Charles B. Carlson, CFA
Charles B. Carlson, CFA, CEO of Horizon Investment Services, a financial advisory firm in Hammond, Indiana, and Chicago. He is author of nine books, including The Little Book of Big Dividends. HorizonInvestment.com
Sometimes companies that had been considered too reliable to suspend or cut back dividends end up doing just that. And that’s what began happening in March when a triple-monster problem shook the financial ground under many industries—the coronavirus pandemic…plunging oil prices…and growing fears of a severe recession. Boeing, Delta Air Lines, Ford, Marriott International and Macy’s were among those suspending dividends as cash flow began drying up. Occidental Petroleum slashed its dividend by 86%.
Which companies can investors continue to rely on as safe havens? They must have products and/or services in great demand in today’s environment…rock-solid balance sheets…and strong, reliable cash flows.

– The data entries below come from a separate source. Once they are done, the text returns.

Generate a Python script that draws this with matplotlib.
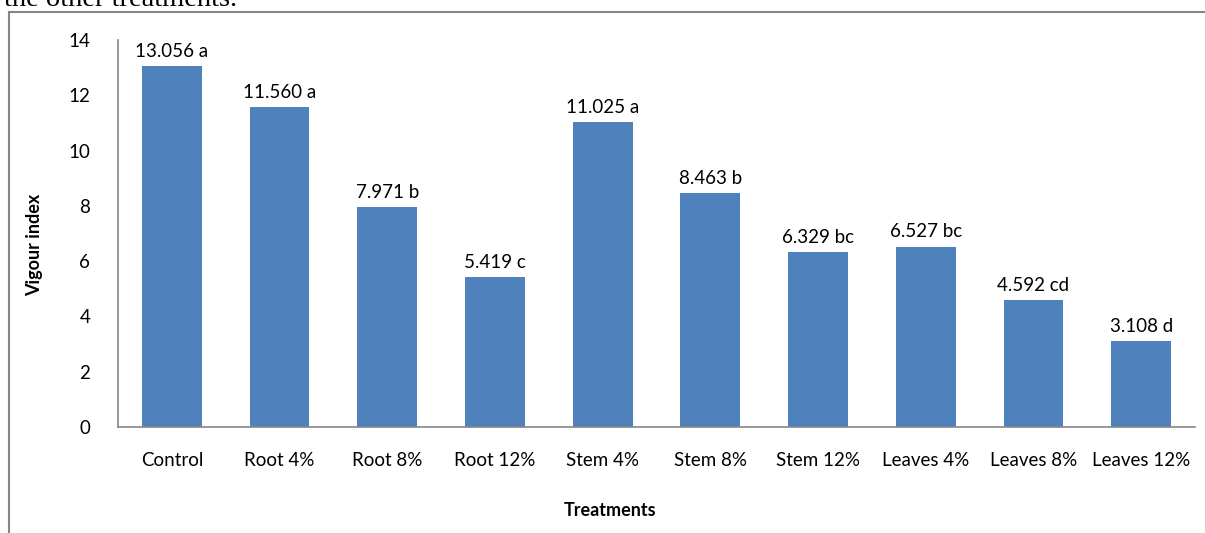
import matplotlib.pyplot as plt
from matplotlib.patches import Rectangle

# ======================
# DATA
# ======================
treatments = ['Control', 'Root 4%', 'Root 8%', 'Root 12%', 'Stem 4%',
              'Stem 8%', 'Stem 12%', 'Leaves 4%', 'Leaves 8%', 'Leaves 12%']
vigour = [13.056, 11.560, 7.971, 5.419, 11.025, 8.463, 6.329, 6.527, 4.592, 3.108]
letters = ['a', 'a', 'b', 'c', 'a', 'b', 'bc', 'bc', 'cd', 'd']
y_ticks = [0, 2, 4, 6, 8, 10, 12, 14]

plt.rcParams['font.family'] = ['Lato', 'DejaVu Sans']

# ======================
# FIGURE
# ======================
fig = plt.figure(figsize=(12.05, 5.33), dpi=100)

# chart border (runs past the right/bottom edges of the crop)
fig.patches.append(Rectangle((9 / 1205, -0.05), 1.2, 1 - 12 / 533 + 0.05,
                             transform=fig.transFigure, fill=False,
                             edgecolor='#868686', linewidth=1.5))

# cut-off caption text above the chart
fig.text(0.003, 1 - 6 / 533, 'the other treatments.', family='Liberation Serif',
         fontsize=20.5, va='baseline', ha='left', color='black')

ax = fig.add_axes([118 / 1205, 106 / 533, 1077 / 1205, 387 / 533])
x = range(len(treatments))
ax.bar(x, vigour, width=0.556, color='#4F81BD', zorder=2)

for i, (v, l) in enumerate(zip(vigour, letters)):
    ax.text(i, v + 0.22, f'{v:.3f} {l}', ha='center', va='bottom', fontsize=13.5)

ax.set_xlim(-0.5, len(treatments) - 0.5)
ax.set_ylim(0, 14)
ax.set_yticks(y_ticks)
ax.set_xticks(list(x))
ax.set_xticklabels(treatments)
ax.tick_params(axis='both', length=0, labelsize=13.5)
ax.tick_params(axis='x', pad=18)
ax.tick_params(axis='y', pad=20)

for side in ['top', 'right']:
    ax.spines[side].set_visible(False)
for side in ['left', 'bottom']:
    ax.spines[side].set_color('#868686')
    ax.spines[side].set_linewidth(1.2)

fig.text(610 / 1205, 1 - 511 / 533, 'Treatments', ha='center', va='center',
         fontsize=13, fontweight='bold')
fig.text(35 / 1205, 1 - 245 / 533, 'Vigour index', ha='center', va='center',
         fontsize=13, fontweight='bold', rotation=90)

plt.savefig('out.png', dpi=100)
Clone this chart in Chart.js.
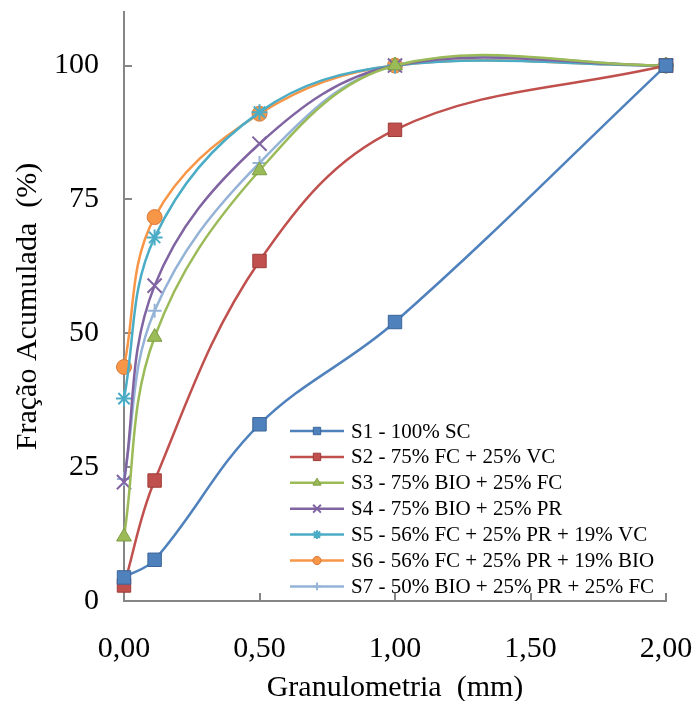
<!DOCTYPE html>
<html>
<head>
<meta charset="utf-8">
<script src="https://cdn.jsdelivr.net/npm/chart.js@4.4.1/dist/chart.umd.min.js"></script>
<style>
  html, body { margin: 0; padding: 0; background: #fff; }
  #wrap { width: 699px; height: 701px; }
</style>
</head>
<body>
<div id="wrap"><canvas id="grafico" width="699" height="701"></canvas></div>
<script>
// Dados
const granulometria = [0, 0.113, 0.5, 1.0, 2.0];
const s1 = [4.4, 7.7, 33.0, 52.1, 100];
const s2 = [2.9, 22.5, 63.5, 88.0, 100];
const s3 = [12.0, 49.3, 80.4, 100, 100];
const s4 = [22.2, 58.9, 85.4, 100, 100];
const s5 = [37.8, 67.9, 91.3, 100, 100];
const s6 = [43.7, 71.7, 91.0, 100, 100];
const s7 = [22.8, 54.2, 81.8, 100, 100];

const nomes = [
  "S1 - 100% SC",
  "S2 - 75% FC + 25% VC",
  "S3 - 75% BIO + 25% FC",
  "S4 - 75% BIO + 25% PR",
  "S5 - 56% FC + 25% PR + 19% VC",
  "S6 - 56% FC + 25% PR + 19% BIO",
  "S7 - 50% BIO + 25% PR + 25% FC",
];
const series = [s1, s2, s3, s4, s5, s6, s7];

const xTicks = [0, 0.5, 1.0, 1.5, 2.0];
const yTicks = [0, 25, 50, 75, 100];

// Estilos
const cores = ["#4F81BD", "#C0504D", "#9BBB59", "#8064A2", "#4BACC6", "#F79646", "#95B3D7"];
const bordas = ["#3A6597", "#9E3B38", "#7E9C43", "#8064A2", "#4BACC6", "#D9793A", "#95B3D7"];
const marcadores = ["rect", "rect", "triangle", "crossRot", "star", "circle", "cross"];
const raios = [9.5, 9.5, 8.5, 10, 8, 7.5, 7];
const espessuras = [1, 1, 1, 2, 2, 1, 2];

const fonte = "'Liberation Serif', 'Times New Roman', serif";
const cinza = "#868686";

const datasets = series.map((s, i) => ({
  label: nomes[i],
  data: s.map((v, k) => ({ x: granulometria[k], y: v })),
  borderColor: cores[i],
  backgroundColor: cores[i],
  borderWidth: 2.5,
  tension: 0.37,
  pointStyle: marcadores[i],
  pointRadius: raios[i],
  pointHoverRadius: raios[i],
  pointBackgroundColor: cores[i],
  pointBorderColor: bordas[i],
  pointBorderWidth: espessuras[i],
  clip: false,
}));

// Marcas de escala para dentro
const marcasInternas = {
  id: "marcasInternas",
  beforeDatasetsDraw(chart) {
    const { ctx, scales: { x, y }, chartArea } = chart;
    ctx.save();
    ctx.strokeStyle = cinza;
    ctx.lineWidth = 2;
    ctx.beginPath();
    xTicks.forEach((v) => {
      if (v === 0) return;
      const px = Math.round(x.getPixelForValue(v));
      ctx.moveTo(px, chartArea.bottom);
      ctx.lineTo(px, chartArea.bottom - 8);
    });
    yTicks.forEach((v) => {
      if (v === 0) return;
      const py = Math.round(y.getPixelForValue(v));
      ctx.moveTo(chartArea.left, py);
      ctx.lineTo(chartArea.left + 8, py);
    });
    ctx.stroke();
    ctx.restore();
  },
};

// Legenda dentro da área do gráfico
const legendaInterna = {
  id: "legendaInterna",
  afterDraw(chart) {
    const ctx = chart.ctx;
    const x0 = 290, x1 = 344, xt = 351;
    const yTopo = 431, passo = 25.9;
    ctx.save();
    ctx.font = "21px " + fonte;
    ctx.textBaseline = "middle";
    ctx.textAlign = "left";
    chart.data.datasets.forEach((ds, i) => {
      const yy = yTopo + i * passo;
      ctx.strokeStyle = ds.borderColor;
      ctx.lineWidth = 2.5;
      ctx.beginPath();
      ctx.moveTo(x0, yy);
      ctx.lineTo(x1, yy);
      ctx.stroke();
      ctx.fillStyle = ds.pointBackgroundColor;
      ctx.strokeStyle = ds.pointBorderColor;
      ctx.lineWidth = ds.pointBorderWidth;
      Chart.helpers.drawPoint(ctx, {
        pointStyle: ds.pointStyle,
        radius: ds.pointRadius * 0.55,
        rotation: 0,
        borderWidth: ds.pointBorderWidth,
      }, (x0 + x1) / 2, yy);
      ctx.fillStyle = "#000";
      ctx.fillText(ds.label, xt, yy + 1);
    });
    ctx.restore();
  },
};

const ctx = document.getElementById("grafico").getContext("2d");
new Chart(ctx, {
  type: "line",
  data: { datasets },
  plugins: [marcasInternas, legendaInterna],
  options: {
    responsive: false,
    animation: false,
    devicePixelRatio: 1,
    layout: { padding: { top: 12, right: 33, left: 0, bottom: 0 } },
    plugins: {
      legend: { display: false },
      tooltip: { enabled: false },
    },
    scales: {
      x: {
        type: "linear",
        min: 0,
        max: 2,
        afterBuildTicks: (s) => { s.ticks = xTicks.map((v) => ({ value: v })); },
        afterFit: (s) => {
          s.height = 100;
          s.paddingLeft = 0;
          s.paddingRight = 0;
        },
        grid: { display: false, drawTicks: false },
        border: { display: true, color: cinza, width: 2 },
        ticks: {
          color: "#000",
          padding: 30,
          font: { family: fonte, size: 30 },
          callback: (v) => Number(v).toFixed(2).replace(".", ","),
        },
        title: {
          display: true,
          text: "Granulometria  (mm)",
          color: "#000",
          font: { family: fonte, size: 30, lineHeight: 0.85 },
          padding: { top: 0, bottom: 0 },
        },
      },
      y: {
        min: 0,
        max: 110,
        afterBuildTicks: (s) => { s.ticks = yTicks.map((v) => ({ value: v })); },
        afterFit: (s) => {
          s.width = 124;
          s.paddingTop = 0;
          s.paddingBottom = 0;
        },
        grid: { display: false, drawTicks: false },
        border: { display: true, color: cinza, width: 2 },
        ticks: {
          color: "#000",
          padding: 25,
          font: { family: fonte, size: 30 },
        },
        title: {
          display: true,
          text: "Fração Acumulada  (%)",
          color: "#000",
          font: { family: fonte, size: 30, lineHeight: 1 },
          padding: { top: 13, bottom: 0 },
        },
      },
    },
  },
});
</script>
</body>
</html>
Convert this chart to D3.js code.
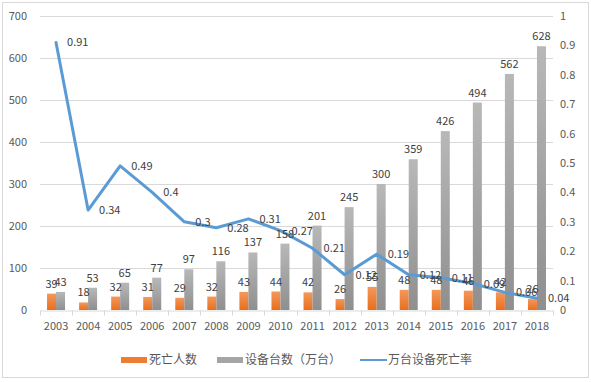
<!DOCTYPE html>
<html>
<head>
<meta charset="utf-8">
<script src="https://cdn.jsdelivr.net/npm/d3@7"></script>
<style>
  body { margin: 0; background: #fff; }
  svg { display: block; font-family: "Noto Sans CJK SC", "Noto Sans", sans-serif; }
  .tick-label { font-size: 11px; fill: #595959; }
  .data-label { font-size: 11px; fill: #404040; }
  .legend-label { font-size: 12px; fill: #595959; }
</style>
</head>
<body>
<script>
// chart data
var years = ["2003","2004","2005","2006","2007","2008","2009","2010",
             "2011","2012","2013","2014","2015","2016","2017","2018"];
var deaths = [39, 18, 32, 31, 29, 32, 43, 44, 42, 26, 55, 48, 48, 46, 42, 26];
var devices = [43, 53, 65, 77, 97, 116, 137, 158, 201, 245, 300, 359, 426, 494, 562, 628];
var rates = [0.91, 0.34, 0.49, 0.4, 0.3, 0.28, 0.31, 0.27, 0.21, 0.12, 0.19, 0.12, 0.11, 0.09, 0.06, 0.04];
var leftTicks = [0, 100, 200, 300, 400, 500, 600, 700];
var rightTicks = [0, 0.1, 0.2, 0.3, 0.4, 0.5, 0.6, 0.7, 0.8, 0.9, 1];
var seriesNames = ["死亡人数", "设备台数（万台）", "万台设备死亡率"];

var width = 591, height = 382,
    plotLeft = 40, plotRight = 553,
    plotTop = 16, plotBottom = 310;

var svg = d3.select("body").append("svg")
    .attr("width", width)
    .attr("height", height);

// gradients for the bars
var defs = svg.append("defs");
var gOrange = defs.append("linearGradient").attr("id", "gOrange")
    .attr("x1", 0).attr("y1", 0).attr("x2", 0).attr("y2", 1);
gOrange.append("stop").attr("offset", "0%").attr("stop-color", "#f3985a");
gOrange.append("stop").attr("offset", "100%").attr("stop-color", "#e86f1f");
var gGray = defs.append("linearGradient").attr("id", "gGray")
    .attr("x1", 0).attr("y1", 0).attr("x2", 0).attr("y2", 1);
gGray.append("stop").attr("offset", "0%").attr("stop-color", "#b8b8b8");
gGray.append("stop").attr("offset", "100%").attr("stop-color", "#8f8f8f");

// outer frame
svg.append("rect")
    .attr("x", 2.5).attr("y", 2.5)
    .attr("width", 586).attr("height", 375)
    .attr("fill", "none")
    .attr("stroke", "#d9d9d9");

var x = d3.scaleBand().domain(years).range([plotLeft, plotRight]);
var xSub = d3.scaleBand().domain(["deaths", "devices"])
    .range([0, x.bandwidth()]).paddingOuter(0.78);
var yLeft = d3.scaleLinear().domain([0, 700]).range([plotBottom, plotTop]);
var yRight = d3.scaleLinear().domain([0, 1]).range([plotBottom, plotTop]);

// gridlines
svg.append("g").selectAll("line")
    .data(leftTicks.filter(function(d){ return d > 0; }))
    .enter().append("line")
    .attr("x1", plotLeft).attr("x2", plotRight)
    .attr("y1", function(d){ return Math.round(yLeft(d)) + 0.5; })
    .attr("y2", function(d){ return Math.round(yLeft(d)) + 0.5; })
    .attr("stroke", "#d9d9d9");

// left axis labels
svg.append("g").selectAll("text")
    .data(leftTicks)
    .enter().append("text")
    .attr("class", "tick-label")
    .attr("x", 27)
    .attr("y", function(d){ return yLeft(d) + 4; })
    .attr("text-anchor", "end")
    .text(function(d){ return d; });

// right axis labels
svg.append("g").selectAll("text")
    .data(rightTicks)
    .enter().append("text")
    .attr("class", "tick-label")
    .attr("x", 560)
    .attr("y", function(d){ return yRight(d) + 4; })
    .text(function(d){ return d; });

// x axis
var xAxis = svg.append("g")
    .attr("transform", "translate(0," + (plotBottom + 0.5) + ")")
    .call(d3.axisBottom(x).tickSize(0).tickPadding(12));
xAxis.select(".domain").attr("stroke", "#d9d9d9");
xAxis.selectAll("text")
    .attr("class", "tick-label")
    .style("font-family", "Noto Sans CJK SC")
    .attr("font-size", null);
xAxis.selectAll(".sep")
    .data(years.concat(["end"]))
    .enter().append("line")
    .attr("class", "sep")
    .attr("x1", function(d, i){ return Math.round(plotLeft + i * x.step()) + 0.5; })
    .attr("x2", function(d, i){ return Math.round(plotLeft + i * x.step()) + 0.5; })
    .attr("y1", 0).attr("y2", 5)
    .attr("stroke", "#d9d9d9");

// bars
var barGroup = svg.append("g");
barGroup.selectAll(".death")
    .data(deaths)
    .enter().append("rect")
    .attr("class", "death")
    .attr("x", function(d, i){ return x(years[i]) + xSub("deaths"); })
    .attr("y", function(d){ return yLeft(d); })
    .attr("width", xSub.bandwidth())
    .attr("height", function(d){ return plotBottom - yLeft(d); })
    .attr("fill", "url(#gOrange)");
barGroup.selectAll(".device")
    .data(devices)
    .enter().append("rect")
    .attr("class", "device")
    .attr("x", function(d, i){ return x(years[i]) + xSub("devices"); })
    .attr("y", function(d){ return yLeft(d); })
    .attr("width", xSub.bandwidth())
    .attr("height", function(d){ return plotBottom - yLeft(d); })
    .attr("fill", "url(#gGray)");

// rate line
var line = d3.line()
    .x(function(d, i){ return x(years[i]) + x.bandwidth() / 2; })
    .y(function(d){ return yRight(d); });
svg.append("path")
    .datum(rates)
    .attr("d", line)
    .attr("fill", "none")
    .attr("stroke", "#5b9bd5")
    .attr("stroke-width", 3)
    .attr("stroke-linejoin", "round")
    .attr("stroke-linecap", "round");

// data labels
var labelGroup = svg.append("g");
labelGroup.selectAll(".lbl-death")
    .data(deaths)
    .enter().append("text")
    .attr("class", "data-label")
    .attr("text-anchor", "middle")
    .attr("x", function(d, i){ return x(years[i]) + xSub("deaths") + xSub.bandwidth() / 2; })
    .attr("y", function(d){ return yLeft(d) - 6; })
    .text(function(d){ return d; });
labelGroup.selectAll(".lbl-device")
    .data(devices)
    .enter().append("text")
    .attr("class", "data-label")
    .attr("text-anchor", "middle")
    .attr("x", function(d, i){ return x(years[i]) + xSub("devices") + xSub.bandwidth() / 2; })
    .attr("y", function(d){ return yLeft(d) - 6; })
    .text(function(d){ return d; });
labelGroup.selectAll(".lbl-rate")
    .data(rates)
    .enter().append("text")
    .attr("class", "data-label")
    .attr("x", function(d, i){ return x(years[i]) + x.bandwidth() / 2 + 11; })
    .attr("y", function(d){ return yRight(d) + 4; })
    .text(function(d){ return d; });

// legend
var legend = svg.append("g").attr("transform", "translate(0,360)");
var legendX = [121, 217, 360];
legend.append("rect")
    .attr("x", legendX[0]).attr("y", -3)
    .attr("width", 26).attr("height", 6)
    .attr("fill", "#ed7d31");
legend.append("rect")
    .attr("x", legendX[1]).attr("y", -3)
    .attr("width", 26).attr("height", 6)
    .attr("fill", "#a5a5a5");
legend.append("line")
    .attr("x1", legendX[2]).attr("x2", legendX[2] + 27)
    .attr("y1", 0).attr("y2", 0)
    .attr("stroke", "#5b9bd5")
    .attr("stroke-width", 2);
legend.selectAll("text")
    .data(seriesNames)
    .enter().append("text")
    .attr("class", "legend-label")
    .attr("x", function(d, i){ return legendX[i] + 28; })
    .attr("y", 4)
    .text(function(d){ return d; });
</script>
</body>
</html>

Comcast (CMCSA) is the largest provider of Internet and cable-TV, which are in demand as consumers stay home. It owns NBC, cable networks and the upcoming streaming service Peacock. The Summer Olympics postponement is a temporary setback. Recent yield: 2.42%. 10-year performance: 16.6%.*
Microsoft (MSFT), one of the rare companies with an AAA credit rating, provides Microsoft Office and other software on a subscription basis, which means highly predictable revenues. It also is a leader in cloud computing and offers a popular online collaboration tool. Recent yield: 1.24%. 10-year performance: 19.3%.
PepsiCo (PEP) has 22 beverage and snack brands that generate more than $1 billion each in annual sales, including Doritos and Cheetos. Recent yield: 2.86%. 10-year performance: 9.3%.
Procter & Gamble (PG) sells recession-proof brands including Bounty, Charmin, Pampers and Tide. It has paid dividends every year since 1890. Recent yield: 2.6%. 10-year performance: 8.4%.
*All stock performance figures are annualized returns through April 10, 2020.